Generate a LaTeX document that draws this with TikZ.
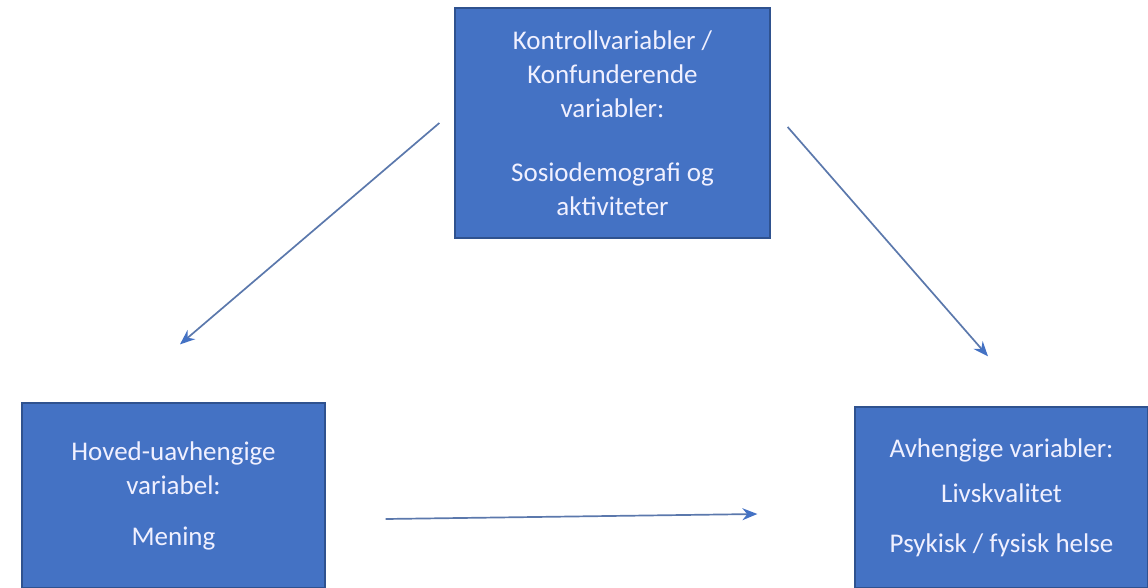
\documentclass[tikz,border=0pt]{standalone}
\usepackage{fontspec}
\setmainfont{Carlito}
\usepackage{xcolor}
\usetikzlibrary{arrows.meta}
\definecolor{boxblue}{HTML}{4472C4}
\definecolor{boxline}{HTML}{2F528F}
\definecolor{arrline}{HTML}{5B78AC}
\tikzset{
varbox/.style={draw=boxline,line width=1.3pt,fill=boxblue,text=white!94!blue,align=center,inner sep=0pt,font=\fontsize{27}{34}\selectfont},
arr/.style={draw=arrline,line width=1.7pt,-{Stealth[length=15pt,width=12pt,color=boxblue]}}
}
\begin{document}
\begin{tikzpicture}[x=1pt,y=-1pt]
\useasboundingbox (0,0) rectangle (1148,588);
\node[varbox,minimum width=315pt,minimum height=230pt](ctrl) at (612.5,123)
{Kontrollvariabler /\\Konfunderende\\variabler:\\[30pt]Sosiodemografi og\\aktiviteter};
\node[varbox,minimum width=303pt,minimum height=185pt](uavh) at (173.5,495.5)
{Hoved-uavhengige\\variabel:\\[17pt]Mening};
\node[varbox,minimum width=293pt,minimum height=181pt](avh) at (1001.5,497.5)
{Avhengige variabler:\\[11pt]Livskvalitet\\[16pt]Psykisk / fysisk helse};
\draw[arr]([xshift=-15pt]ctrl.west)--([xshift=6.5pt,yshift=58pt]uavh.north);
\draw[arr]([xshift=17pt,yshift=-4pt]ctrl.east)--([xshift=-13.5pt,yshift=50pt]avh.north);
\draw[arr]([xshift=60pt,yshift=-23.5pt]uavh.east)--([xshift=-97pt,yshift=-16.5pt]avh.west);
\end{tikzpicture}
\end{document}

────────────────

Your goal:
Please transcribe the material above exactly as written. Leave the pictures out.

Exercise response:
Generate a LaTeX document that draws this with TikZ.
\documentclass[tikz,border=0pt]{standalone}
\usepackage{fontspec}
\setmainfont{Carlito}
\usepackage{xcolor}
\usetikzlibrary{arrows.meta}
\definecolor{boxblue}{HTML}{4472C4}
\definecolor{boxline}{HTML}{2F528F}
\definecolor{arrline}{HTML}{5B78AC}
\tikzset{
varbox/.style={draw=boxline,line width=1.3pt,fill=boxblue,text=white!94!blue,align=center,inner sep=0pt,font=\fontsize{27}{34}\selectfont},
arr/.style={draw=arrline,line width=1.7pt,-{Stealth[length=15pt,width=12pt,color=boxblue]}}
}
\begin{document}
\begin{tikzpicture}[x=1pt,y=-1pt]
\useasboundingbox (0,0) rectangle (1148,588);
\node[varbox,minimum width=315pt,minimum height=230pt](ctrl) at (612.5,123)
{Kontrollvariabler /\\Konfunderende\\variabler:\\[30pt]Sosiodemografi og\\aktiviteter};
\node[varbox,minimum width=303pt,minimum height=185pt](uavh) at (173.5,495.5)
{Hoved-uavhengige\\variabel:\\[17pt]Mening};
\node[varbox,minimum width=293pt,minimum height=181pt](avh) at (1001.5,497.5)
{Avhengige variabler:\\[11pt]Livskvalitet\\[16pt]Psykisk / fysisk helse};
\draw[arr]([xshift=-15pt]ctrl.west)--([xshift=6.5pt,yshift=58pt]uavh.north);
\draw[arr]([xshift=17pt,yshift=-4pt]ctrl.east)--([xshift=-13.5pt,yshift=50pt]avh.north);
\draw[arr]([xshift=60pt,yshift=-23.5pt]uavh.east)--([xshift=-97pt,yshift=-16.5pt]avh.west);
\end{tikzpicture}
\end{document}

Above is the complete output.